_EXERCISE_:
Pick out every line holding the string "this" and copy it.

····················

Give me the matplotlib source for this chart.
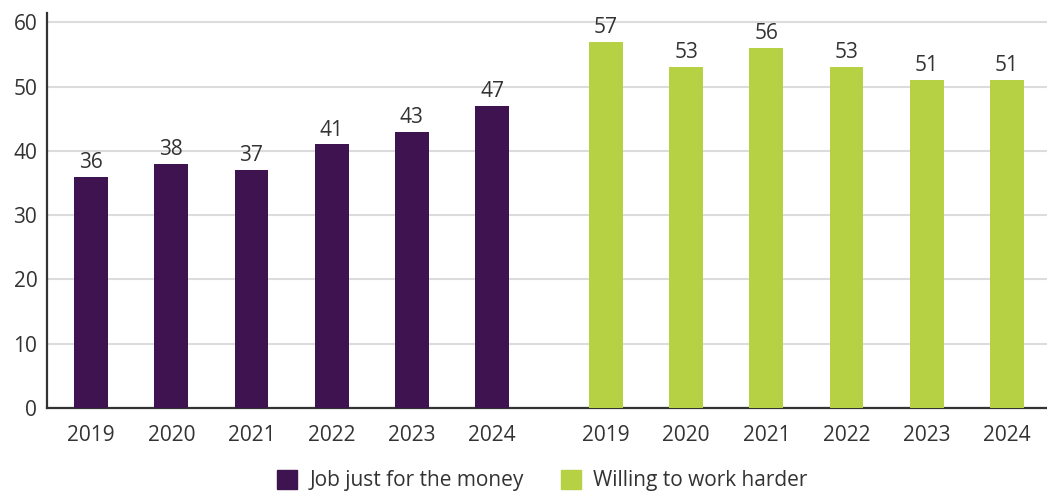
import matplotlib
matplotlib.use("Agg")
import matplotlib.pyplot as plt
from matplotlib.patches import Patch

years = ["2019", "2020", "2021", "2022", "2023", "2024"]
job_for_money = [36, 38, 37, 41, 43, 47]
willing_harder = [57, 53, 56, 53, 51, 51]
series_names = ["Job just for the money", "Willing to work harder"]
y_ticks = [0, 10, 20, 30, 40, 50, 60]

purple = "#3E1350"
green = "#B6D143"
text_col = "#333333"
fs = 15

plt.rcParams["font.family"] = ["Open Sans", "DejaVu Sans"]

fig = plt.figure(figsize=(10.47, 4.95), dpi=100)
ax = fig.add_axes([47 / 1047, 87 / 495, 1 - 47 / 1047, (408 - 13) / 495])

gap = 6.42
x1 = list(range(len(years)))
x2 = [i + gap for i in range(len(years))]
width = 0.42

b1 = ax.bar(x1, job_for_money, width=width, color=purple, zorder=3)
b2 = ax.bar(x2, willing_harder, width=width, color=green, zorder=3)

for bars, vals in ((b1, job_for_money), (b2, willing_harder)):
    for rect, v in zip(bars, vals):
        ax.text(rect.get_x() + rect.get_width() / 2, v + 0.6, f"{v}",
                ha="center", va="bottom", fontsize=fs, color=text_col)

ax.set_xlim(-0.55, 11.92)
ax.set_ylim(0, 61.45)
ax.set_yticks(y_ticks)
ax.set_xticks(x1 + x2)
ax.set_xticklabels(years + years)
ax.tick_params(axis="both", length=0, labelsize=fs, labelcolor=text_col)
ax.tick_params(axis="y", pad=7)
ax.tick_params(axis="x", pad=12)

ax.grid(axis="y", color="#dcdcdc", linewidth=1.5, zorder=0)
ax.set_axisbelow(True)
for s in ("top", "right"):
    ax.spines[s].set_visible(False)
for s in ("left", "bottom"):
    ax.spines[s].set_color("#333333")
    ax.spines[s].set_linewidth(1.6)

handles = [Patch(color=purple), Patch(color=green)]
fig.legend(handles, series_names, loc="lower center", ncol=2, frameon=False,
           bbox_to_anchor=(0.518, -0.018), fontsize=fs, labelcolor=text_col,
           handlelength=0.95, handleheight=1.05, handletextpad=0.6,
           columnspacing=1.8, borderaxespad=0.2)

fig.savefig("out.png", dpi=100)
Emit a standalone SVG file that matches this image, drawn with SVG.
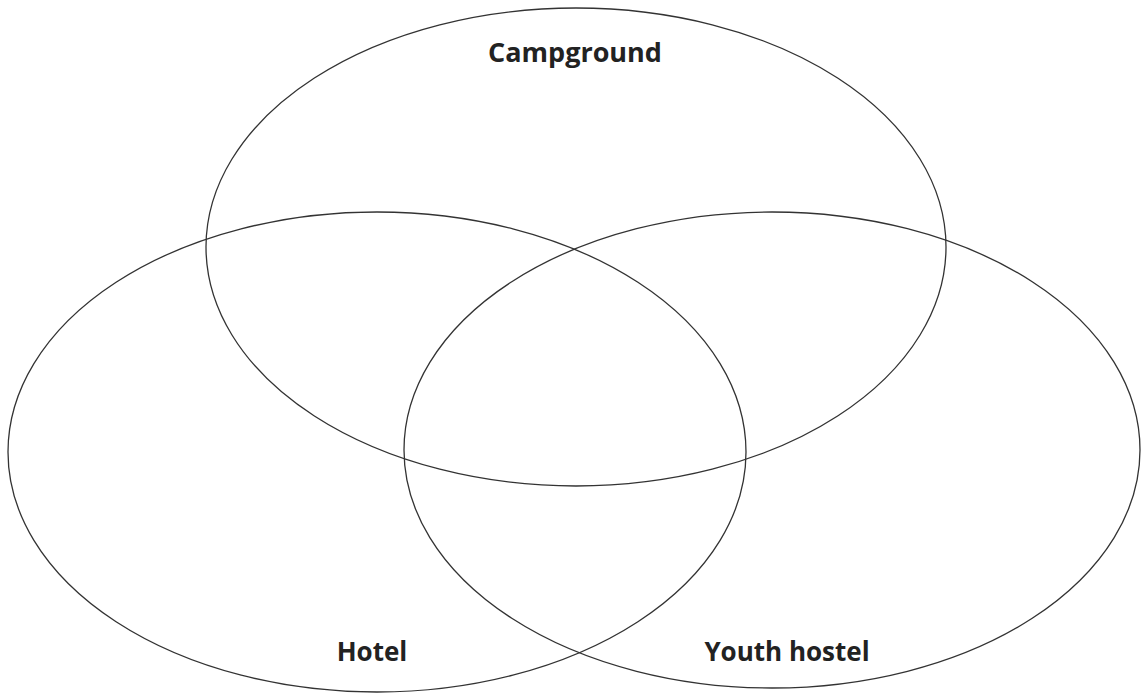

····················

_ANSWER FOR THE TASK_:
Give me the matplotlib source for this chart.
Emit a standalone SVG file that matches this image, drawn with SVG.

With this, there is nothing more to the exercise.